I am in State Villa number 12, not far from Tiananmen Square, where Baroness Ashton is meeting with Dai Bingguo, State Councillor, China's top diplomat.
Opulent surroundings, table being set for lunch in the banquet hall in the adjoining room.
We are waiting for a press conference, although conference is perhaps stretching it.
The Chinese have banned any questions, according to an EU diplomat. Why? They don't want to talk publicly about anything at this sensitive time, I'm discreetly told.
Sensitive time? That refers to the leadership handover scheduled for October or November this year which has been overshadowed by the Bo Xilai scandal and internal power struggles.
Also, Baroness Ashton will raise the subject of Human Rights, as all Western leaders do when they come on official visits.

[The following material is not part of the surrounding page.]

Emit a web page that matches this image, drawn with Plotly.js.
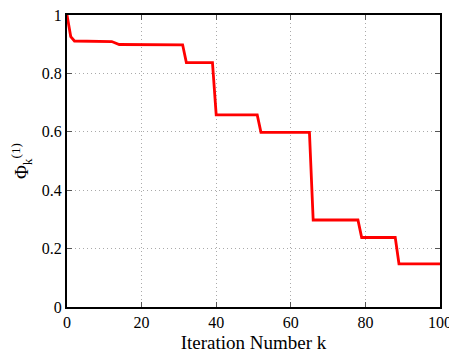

The Chinese don't want any journalists raising questions about Tibet or forced abortions for example.
So although Baroness Ashton represents the electorates of 27 countries we will not be able to ask her a question as she visits the world's second largest economy and emerging super power.
Not quite the democratic openness the EU promotes.
Slowdown of the world's second largest economy
Diesel consumption in China down by 10% in June compared with same month last year, according to leading economist. Another revealing indication of slowdown in China.
Second quarter GDP figures out this week expected to be lowest for some years.